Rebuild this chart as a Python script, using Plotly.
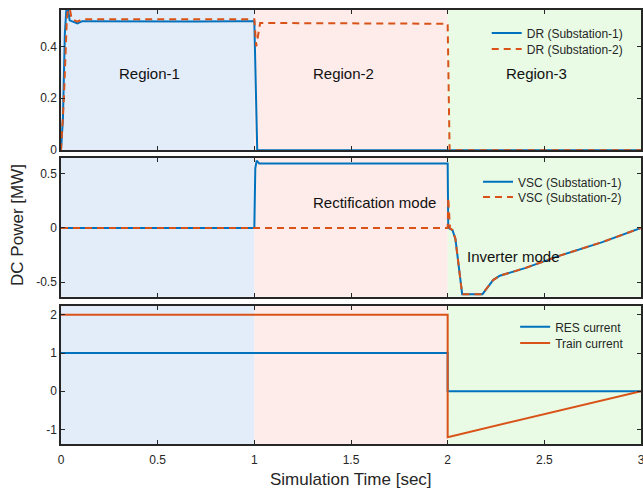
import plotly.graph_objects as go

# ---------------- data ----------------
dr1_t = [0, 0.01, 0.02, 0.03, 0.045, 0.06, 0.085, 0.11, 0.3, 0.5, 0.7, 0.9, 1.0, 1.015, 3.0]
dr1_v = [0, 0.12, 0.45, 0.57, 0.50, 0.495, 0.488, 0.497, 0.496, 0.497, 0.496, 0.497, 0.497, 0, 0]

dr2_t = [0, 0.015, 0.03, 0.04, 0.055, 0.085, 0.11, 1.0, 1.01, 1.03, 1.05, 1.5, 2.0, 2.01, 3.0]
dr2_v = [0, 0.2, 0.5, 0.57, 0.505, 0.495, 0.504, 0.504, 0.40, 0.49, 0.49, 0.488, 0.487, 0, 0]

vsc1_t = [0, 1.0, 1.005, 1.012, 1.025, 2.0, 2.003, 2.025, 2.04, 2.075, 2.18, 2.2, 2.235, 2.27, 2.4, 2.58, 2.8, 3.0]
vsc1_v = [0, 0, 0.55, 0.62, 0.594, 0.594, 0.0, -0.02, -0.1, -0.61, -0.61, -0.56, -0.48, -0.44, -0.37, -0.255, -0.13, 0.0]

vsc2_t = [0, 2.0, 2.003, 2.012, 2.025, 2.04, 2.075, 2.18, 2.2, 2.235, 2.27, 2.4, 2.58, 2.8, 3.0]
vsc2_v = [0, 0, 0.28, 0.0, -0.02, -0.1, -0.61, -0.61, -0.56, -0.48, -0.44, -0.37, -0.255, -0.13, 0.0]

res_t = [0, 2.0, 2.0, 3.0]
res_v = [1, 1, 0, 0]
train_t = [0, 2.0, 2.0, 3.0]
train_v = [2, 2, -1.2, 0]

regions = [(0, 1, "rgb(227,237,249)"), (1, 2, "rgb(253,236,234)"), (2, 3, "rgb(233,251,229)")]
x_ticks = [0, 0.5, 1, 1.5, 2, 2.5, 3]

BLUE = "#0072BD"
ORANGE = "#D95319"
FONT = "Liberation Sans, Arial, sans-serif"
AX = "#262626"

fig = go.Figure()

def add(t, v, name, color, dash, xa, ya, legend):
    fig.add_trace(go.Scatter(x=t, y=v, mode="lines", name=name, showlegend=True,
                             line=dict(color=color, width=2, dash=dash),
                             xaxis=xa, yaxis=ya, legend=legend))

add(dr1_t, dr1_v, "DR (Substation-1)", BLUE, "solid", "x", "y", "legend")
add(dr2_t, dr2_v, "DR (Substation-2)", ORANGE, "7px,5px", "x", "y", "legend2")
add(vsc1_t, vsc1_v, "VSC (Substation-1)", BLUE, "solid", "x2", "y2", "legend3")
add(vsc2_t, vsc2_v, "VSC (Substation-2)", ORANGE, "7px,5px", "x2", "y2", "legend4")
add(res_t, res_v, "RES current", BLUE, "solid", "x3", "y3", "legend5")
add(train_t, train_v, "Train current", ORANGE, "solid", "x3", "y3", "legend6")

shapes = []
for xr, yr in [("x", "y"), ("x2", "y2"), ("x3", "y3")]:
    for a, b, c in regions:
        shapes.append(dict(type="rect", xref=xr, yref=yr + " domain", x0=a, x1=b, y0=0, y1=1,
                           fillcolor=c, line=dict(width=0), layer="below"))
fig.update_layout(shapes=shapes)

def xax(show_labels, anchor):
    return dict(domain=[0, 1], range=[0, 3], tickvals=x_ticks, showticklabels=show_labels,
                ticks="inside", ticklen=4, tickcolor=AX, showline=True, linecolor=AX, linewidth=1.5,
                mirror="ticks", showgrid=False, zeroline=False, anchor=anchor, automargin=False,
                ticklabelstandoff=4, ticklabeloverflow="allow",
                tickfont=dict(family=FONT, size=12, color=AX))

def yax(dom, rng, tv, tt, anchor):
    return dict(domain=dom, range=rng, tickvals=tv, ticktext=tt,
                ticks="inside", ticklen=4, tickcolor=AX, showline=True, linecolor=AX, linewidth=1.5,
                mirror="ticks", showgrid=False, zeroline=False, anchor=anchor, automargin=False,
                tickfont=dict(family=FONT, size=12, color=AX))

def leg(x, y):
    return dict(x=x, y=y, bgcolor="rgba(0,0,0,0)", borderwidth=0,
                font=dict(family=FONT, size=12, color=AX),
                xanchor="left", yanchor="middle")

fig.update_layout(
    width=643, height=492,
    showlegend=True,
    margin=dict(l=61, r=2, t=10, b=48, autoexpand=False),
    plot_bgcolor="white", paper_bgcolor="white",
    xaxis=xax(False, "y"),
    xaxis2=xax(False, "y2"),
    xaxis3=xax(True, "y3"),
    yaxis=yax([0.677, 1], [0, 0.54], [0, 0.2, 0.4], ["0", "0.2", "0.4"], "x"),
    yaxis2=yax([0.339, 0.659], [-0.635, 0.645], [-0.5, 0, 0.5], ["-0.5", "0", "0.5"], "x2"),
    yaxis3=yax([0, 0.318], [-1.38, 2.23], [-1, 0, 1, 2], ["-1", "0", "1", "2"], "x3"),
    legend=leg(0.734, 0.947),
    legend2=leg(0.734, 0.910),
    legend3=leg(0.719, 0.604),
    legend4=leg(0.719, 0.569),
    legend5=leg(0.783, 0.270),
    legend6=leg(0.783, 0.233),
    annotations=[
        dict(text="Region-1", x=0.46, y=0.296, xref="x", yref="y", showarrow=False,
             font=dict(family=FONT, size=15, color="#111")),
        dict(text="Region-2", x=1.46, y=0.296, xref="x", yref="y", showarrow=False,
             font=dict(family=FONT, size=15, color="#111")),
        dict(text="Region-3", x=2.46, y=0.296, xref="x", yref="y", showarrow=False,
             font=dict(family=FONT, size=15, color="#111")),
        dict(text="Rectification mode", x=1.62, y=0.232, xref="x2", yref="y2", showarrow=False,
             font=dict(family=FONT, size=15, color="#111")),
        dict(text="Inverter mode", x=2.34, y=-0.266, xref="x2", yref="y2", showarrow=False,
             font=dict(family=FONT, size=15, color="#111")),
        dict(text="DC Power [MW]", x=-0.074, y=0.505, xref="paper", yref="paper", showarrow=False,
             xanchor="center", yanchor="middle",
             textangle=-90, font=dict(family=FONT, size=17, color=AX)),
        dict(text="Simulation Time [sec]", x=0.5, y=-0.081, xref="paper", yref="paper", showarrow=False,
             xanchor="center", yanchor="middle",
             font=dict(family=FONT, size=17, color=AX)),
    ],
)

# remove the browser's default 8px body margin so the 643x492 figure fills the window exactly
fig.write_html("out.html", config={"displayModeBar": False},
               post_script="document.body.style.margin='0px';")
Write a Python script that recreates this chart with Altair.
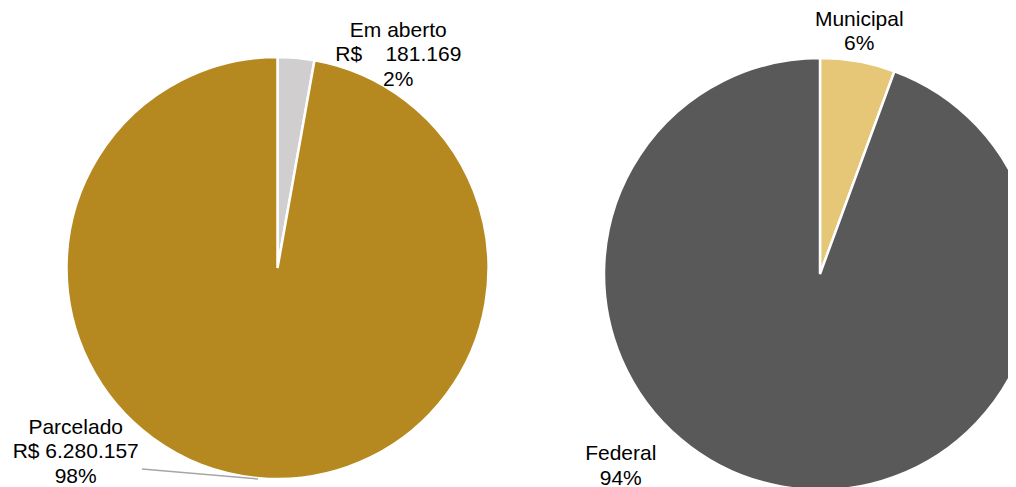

◆ **DIRECTIVE**:
Return only the lines running from the start of the entries above to the line that contains "xaxis=xa, yaxis=ya, legend=legend))", inclusive, and omit every picture.

◆ **TASK SOLUTION**:
Rebuild this chart as a Python script, using Plotly.
import plotly.graph_objects as go

# ---------------- data ----------------
dr1_t = [0, 0.01, 0.02, 0.03, 0.045, 0.06, 0.085, 0.11, 0.3, 0.5, 0.7, 0.9, 1.0, 1.015, 3.0]
dr1_v = [0, 0.12, 0.45, 0.57, 0.50, 0.495, 0.488, 0.497, 0.496, 0.497, 0.496, 0.497, 0.497, 0, 0]

dr2_t = [0, 0.015, 0.03, 0.04, 0.055, 0.085, 0.11, 1.0, 1.01, 1.03, 1.05, 1.5, 2.0, 2.01, 3.0]
dr2_v = [0, 0.2, 0.5, 0.57, 0.505, 0.495, 0.504, 0.504, 0.40, 0.49, 0.49, 0.488, 0.487, 0, 0]

vsc1_t = [0, 1.0, 1.005, 1.012, 1.025, 2.0, 2.003, 2.025, 2.04, 2.075, 2.18, 2.2, 2.235, 2.27, 2.4, 2.58, 2.8, 3.0]
vsc1_v = [0, 0, 0.55, 0.62, 0.594, 0.594, 0.0, -0.02, -0.1, -0.61, -0.61, -0.56, -0.48, -0.44, -0.37, -0.255, -0.13, 0.0]

vsc2_t = [0, 2.0, 2.003, 2.012, 2.025, 2.04, 2.075, 2.18, 2.2, 2.235, 2.27, 2.4, 2.58, 2.8, 3.0]
vsc2_v = [0, 0, 0.28, 0.0, -0.02, -0.1, -0.61, -0.61, -0.56, -0.48, -0.44, -0.37, -0.255, -0.13, 0.0]

res_t = [0, 2.0, 2.0, 3.0]
res_v = [1, 1, 0, 0]
train_t = [0, 2.0, 2.0, 3.0]
train_v = [2, 2, -1.2, 0]

regions = [(0, 1, "rgb(227,237,249)"), (1, 2, "rgb(253,236,234)"), (2, 3, "rgb(233,251,229)")]
x_ticks = [0, 0.5, 1, 1.5, 2, 2.5, 3]

BLUE = "#0072BD"
ORANGE = "#D95319"
FONT = "Liberation Sans, Arial, sans-serif"
AX = "#262626"

fig = go.Figure()

def add(t, v, name, color, dash, xa, ya, legend):
    fig.add_trace(go.Scatter(x=t, y=v, mode="lines", name=name, showlegend=True,
                             line=dict(color=color, width=2, dash=dash),
                             xaxis=xa, yaxis=ya, legend=legend))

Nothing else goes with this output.